* [EXERCISE]: Will you write out the data exactly, excluding every picture?

* [SOURCE DATA]:
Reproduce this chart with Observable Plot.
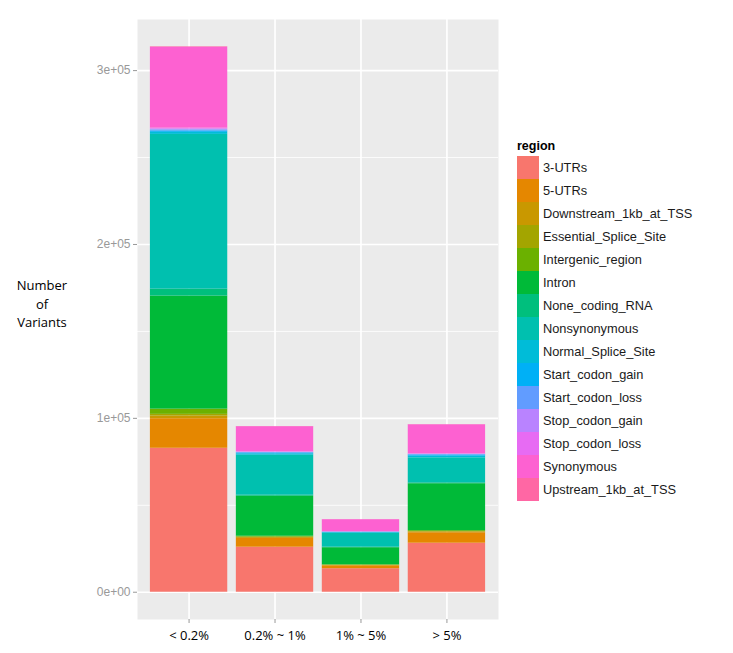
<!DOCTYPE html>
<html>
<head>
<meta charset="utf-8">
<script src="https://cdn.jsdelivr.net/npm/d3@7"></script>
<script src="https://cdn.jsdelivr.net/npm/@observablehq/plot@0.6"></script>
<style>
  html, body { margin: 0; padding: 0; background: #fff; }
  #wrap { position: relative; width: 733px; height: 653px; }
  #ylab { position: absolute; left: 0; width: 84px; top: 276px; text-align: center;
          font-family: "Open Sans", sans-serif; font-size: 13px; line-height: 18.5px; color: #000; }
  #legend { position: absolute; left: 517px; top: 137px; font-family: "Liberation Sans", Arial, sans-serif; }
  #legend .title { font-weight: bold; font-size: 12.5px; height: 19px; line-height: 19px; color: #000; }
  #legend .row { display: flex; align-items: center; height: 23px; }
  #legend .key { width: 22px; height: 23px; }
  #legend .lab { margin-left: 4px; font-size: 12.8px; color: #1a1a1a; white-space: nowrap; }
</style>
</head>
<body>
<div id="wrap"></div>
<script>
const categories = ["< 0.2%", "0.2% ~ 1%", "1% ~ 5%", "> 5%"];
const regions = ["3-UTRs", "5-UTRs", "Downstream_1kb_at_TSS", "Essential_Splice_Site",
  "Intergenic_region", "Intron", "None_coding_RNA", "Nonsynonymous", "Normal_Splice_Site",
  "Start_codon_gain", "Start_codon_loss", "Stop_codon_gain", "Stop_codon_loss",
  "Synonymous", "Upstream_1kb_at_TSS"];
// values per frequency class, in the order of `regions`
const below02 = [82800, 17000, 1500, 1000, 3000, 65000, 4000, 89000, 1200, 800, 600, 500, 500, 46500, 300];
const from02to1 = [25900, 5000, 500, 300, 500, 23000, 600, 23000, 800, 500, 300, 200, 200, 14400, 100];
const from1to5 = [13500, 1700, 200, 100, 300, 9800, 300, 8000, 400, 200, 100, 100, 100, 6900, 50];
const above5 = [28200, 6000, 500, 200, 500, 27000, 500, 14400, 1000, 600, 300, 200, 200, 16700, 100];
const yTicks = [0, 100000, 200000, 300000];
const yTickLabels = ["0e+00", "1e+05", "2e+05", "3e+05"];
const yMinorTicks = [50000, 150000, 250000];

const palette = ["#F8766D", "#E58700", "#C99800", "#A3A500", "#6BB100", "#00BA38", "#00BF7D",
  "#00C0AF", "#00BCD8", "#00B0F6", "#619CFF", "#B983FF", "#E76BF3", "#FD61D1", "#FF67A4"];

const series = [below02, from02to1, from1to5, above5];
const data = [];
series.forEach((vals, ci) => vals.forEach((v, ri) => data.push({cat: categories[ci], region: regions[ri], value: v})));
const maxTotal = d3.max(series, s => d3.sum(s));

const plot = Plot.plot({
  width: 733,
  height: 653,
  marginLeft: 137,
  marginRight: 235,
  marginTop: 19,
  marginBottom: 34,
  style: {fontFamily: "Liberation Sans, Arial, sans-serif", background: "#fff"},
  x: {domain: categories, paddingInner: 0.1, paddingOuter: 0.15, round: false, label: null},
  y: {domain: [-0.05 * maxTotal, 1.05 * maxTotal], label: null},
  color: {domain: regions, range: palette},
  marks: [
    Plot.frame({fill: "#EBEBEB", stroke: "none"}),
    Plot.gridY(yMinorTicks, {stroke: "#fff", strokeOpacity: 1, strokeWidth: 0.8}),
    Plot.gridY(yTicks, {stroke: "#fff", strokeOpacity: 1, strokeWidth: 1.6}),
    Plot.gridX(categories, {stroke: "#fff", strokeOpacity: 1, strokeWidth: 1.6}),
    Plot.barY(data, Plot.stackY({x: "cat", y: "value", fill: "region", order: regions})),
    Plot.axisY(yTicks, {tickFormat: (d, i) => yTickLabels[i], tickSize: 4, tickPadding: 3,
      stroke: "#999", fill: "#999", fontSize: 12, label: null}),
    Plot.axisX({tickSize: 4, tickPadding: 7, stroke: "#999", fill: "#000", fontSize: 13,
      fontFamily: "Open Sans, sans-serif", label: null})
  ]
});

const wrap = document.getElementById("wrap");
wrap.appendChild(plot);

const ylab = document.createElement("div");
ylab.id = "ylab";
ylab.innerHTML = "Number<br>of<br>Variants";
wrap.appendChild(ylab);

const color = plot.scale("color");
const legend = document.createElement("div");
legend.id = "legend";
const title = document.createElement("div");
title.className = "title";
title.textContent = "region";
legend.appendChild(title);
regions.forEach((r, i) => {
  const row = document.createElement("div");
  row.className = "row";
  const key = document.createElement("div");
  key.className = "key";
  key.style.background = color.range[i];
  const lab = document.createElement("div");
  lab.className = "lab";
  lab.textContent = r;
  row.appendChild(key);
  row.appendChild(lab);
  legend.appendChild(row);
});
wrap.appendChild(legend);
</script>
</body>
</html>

* [RESULT OF THE TASK]:
Reproduce this chart with Observable Plot.
<!DOCTYPE html>
<html>
<head>
<meta charset="utf-8">
<script src="https://cdn.jsdelivr.net/npm/d3@7"></script>
<script src="https://cdn.jsdelivr.net/npm/@observablehq/plot@0.6"></script>
<style>
  html, body { margin: 0; padding: 0; background: #fff; }
  #wrap { position: relative; width: 733px; height: 653px; }
  #ylab { position: absolute; left: 0; width: 84px; top: 276px; text-align: center;
          font-family: "Open Sans", sans-serif; font-size: 13px; line-height: 18.5px; color: #000; }
  #legend { position: absolute; left: 517px; top: 137px; font-family: "Liberation Sans", Arial, sans-serif; }
  #legend .title { font-weight: bold; font-size: 12.5px; height: 19px; line-height: 19px; color: #000; }
  #legend .row { display: flex; align-items: center; height: 23px; }
  #legend .key { width: 22px; height: 23px; }
  #legend .lab { margin-left: 4px; font-size: 12.8px; color: #1a1a1a; white-space: nowrap; }
</style>
</head>
<body>
<div id="wrap"></div>
<script>
const categories = ["< 0.2%", "0.2% ~ 1%", "1% ~ 5%", "> 5%"];
const regions = ["3-UTRs", "5-UTRs", "Downstream_1kb_at_TSS", "Essential_Splice_Site",
  "Intergenic_region", "Intron", "None_coding_RNA", "Nonsynonymous", "Normal_Splice_Site",
  "Start_codon_gain", "Start_codon_loss", "Stop_codon_gain", "Stop_codon_loss",
  "Synonymous", "Upstream_1kb_at_TSS"];
// values per frequency class, in the order of `regions`
const below02 = [82800, 17000, 1500, 1000, 3000, 65000, 4000, 89000, 1200, 800, 600, 500, 500, 46500, 300];
const from02to1 = [25900, 5000, 500, 300, 500, 23000, 600, 23000, 800, 500, 300, 200, 200, 14400, 100];
const from1to5 = [13500, 1700, 200, 100, 300, 9800, 300, 8000, 400, 200, 100, 100, 100, 6900, 50];
const above5 = [28200, 6000, 500, 200, 500, 27000, 500, 14400, 1000, 600, 300, 200, 200, 16700, 100];
const yTicks = [0, 100000, 200000, 300000];
const yTickLabels = ["0e+00", "1e+05", "2e+05", "3e+05"];
const yMinorTicks = [50000, 150000, 250000];

const palette = ["#F8766D", "#E58700", "#C99800", "#A3A500", "#6BB100", "#00BA38", "#00BF7D",
  "#00C0AF", "#00BCD8", "#00B0F6", "#619CFF", "#B983FF", "#E76BF3", "#FD61D1", "#FF67A4"];

const series = [below02, from02to1, from1to5, above5];
const data = [];
series.forEach((vals, ci) => vals.forEach((v, ri) => data.push({cat: categories[ci], region: regions[ri], value: v})));
const maxTotal = d3.max(series, s => d3.sum(s));

const plot = Plot.plot({
  width: 733,
  height: 653,
  marginLeft: 137,
  marginRight: 235,
  marginTop: 19,
  marginBottom: 34,
  style: {fontFamily: "Liberation Sans, Arial, sans-serif", background: "#fff"},
  x: {domain: categories, paddingInner: 0.1, paddingOuter: 0.15, round: false, label: null},
  y: {domain: [-0.05 * maxTotal, 1.05 * maxTotal], label: null},
  color: {domain: regions, range: palette},
  marks: [
    Plot.frame({fill: "#EBEBEB", stroke: "none"}),
    Plot.gridY(yMinorTicks, {stroke: "#fff", strokeOpacity: 1, strokeWidth: 0.8}),
    Plot.gridY(yTicks, {stroke: "#fff", strokeOpacity: 1, strokeWidth: 1.6}),
    Plot.gridX(categories, {stroke: "#fff", strokeOpacity: 1, strokeWidth: 1.6}),
    Plot.barY(data, Plot.stackY({x: "cat", y: "value", fill: "region", order: regions})),
    Plot.axisY(yTicks, {tickFormat: (d, i) => yTickLabels[i], tickSize: 4, tickPadding: 3,
      stroke: "#999", fill: "#999", fontSize: 12, label: null}),
    Plot.axisX({tickSize: 4, tickPadding: 7, stroke: "#999", fill: "#000", fontSize: 13,
      fontFamily: "Open Sans, sans-serif", label: null})
  ]
});

const wrap = document.getElementById("wrap");
wrap.appendChild(plot);

const ylab = document.createElement("div");
ylab.id = "ylab";
ylab.innerHTML = "Number<br>of<br>Variants";
wrap.appendChild(ylab);

const color = plot.scale("color");
const legend = document.createElement("div");
legend.id = "legend";
const title = document.createElement("div");
title.className = "title";
title.textContent = "region";
legend.appendChild(title);
regions.forEach((r, i) => {
  const row = document.createElement("div");
  row.className = "row";
  const key = document.createElement("div");
  key.className = "key";
  key.style.background = color.range[i];
  const lab = document.createElement("div");
  lab.className = "lab";
  lab.textContent = r;
  row.appendChild(key);
  row.appendChild(lab);
  legend.appendChild(row);
});
wrap.appendChild(legend);
</script>
</body>
</html>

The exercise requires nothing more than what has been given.